When I was a baby, my parents decided that we should give presents on Christmas. We lived in a very WASPy area, and they didn't want me to feel left out once I began school. Every year we constructed a Christmas bush with branches clipped from our pine trees and a whole bunch of electrical ties. Sometimes my mother would pick up discarded bits of real Christmas trees on her way to work and add them to our bush for extra variety. One year we discovered--the hard way--that I am violently allergic to white pine. As soon as I could open my eyes again, we transferred the ornaments to the ficus. After that incident, we decided to hang the ornaments from the piano instead.

Perhaps I grew up with a skewed version of Christmas. Christmas was something which belonged to other people and which I could dabble in, if I wished, but it was never something I could do for real. Christmas meant shopping and wrapping and stress and you know, I used to love it... except that it was always phenomenally depressing.
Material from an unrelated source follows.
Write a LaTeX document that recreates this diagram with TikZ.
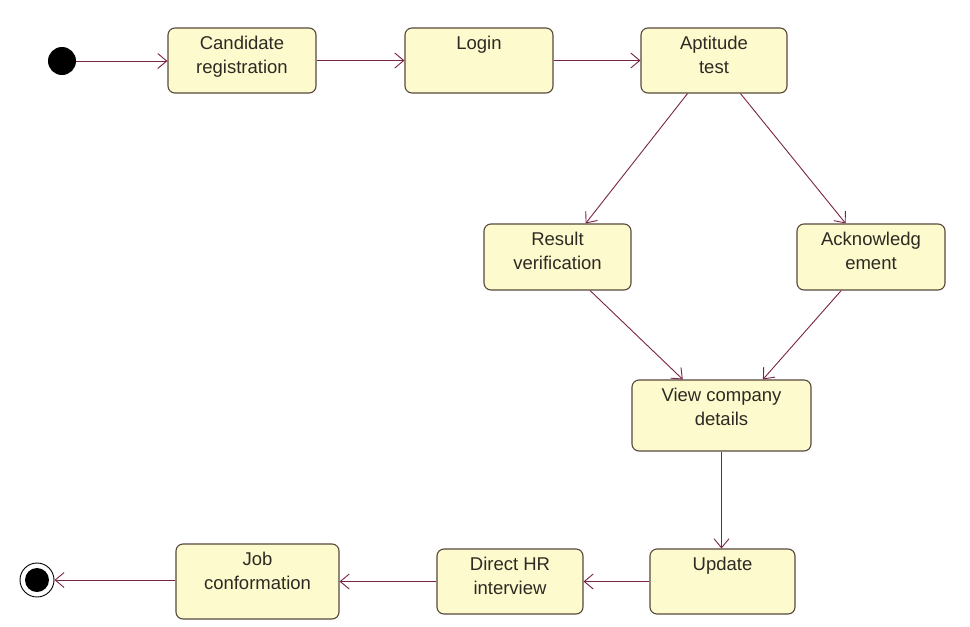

So I reserve the right to wish someone happy holidays if they wish me a merry Christmas. Does that make me anti-Christmas? No stranger has ever come up to me on the street and wished me a happy Hanukkah, nor a comfortable fast on Yom Kippur, nor a happy new year in September. But that doesn't bother me. What bothers me is when people get all het up (in Decembers of late) when someone wishes them something other than a merry Christmas.

Does it really matter? If Jimmy the Cashier doesn't wish Mrs. Jones a merry Christmas, is Mrs. Jones doomed to have a terrible time on December 25? Isn't it okay just to acknowledge that there are a whole slew of holidays in December (Christmas, Hanukkah, Ramadan, Kwanzaa, and the winter solstice, to name but a few) and cover all the bases with a generic holiday wish?

If Mrs. Jones needs prompting from Jimmy the Cashier to have a merry Christmas, Mrs. Jones has some serious issues.

I'm glad Christmas comes but once a year.

Tuesday, December 12, 2006

I do Windows

Last weekend I had the distinct pleasure of reinstalling Windows.

I learned a lot of interesting things during this process. For example:

1) There is such a thing as a Plug and Play Bus Driver. I wish AC Transit had some of those.

2) Microsoft technical support personnel do not appreciate the term "Blue Screen of Death," even though Microsoft offers a screen saver called BlueScreen, whose official description includes the phrase "infamous Blue Screen of Death (BSOD)."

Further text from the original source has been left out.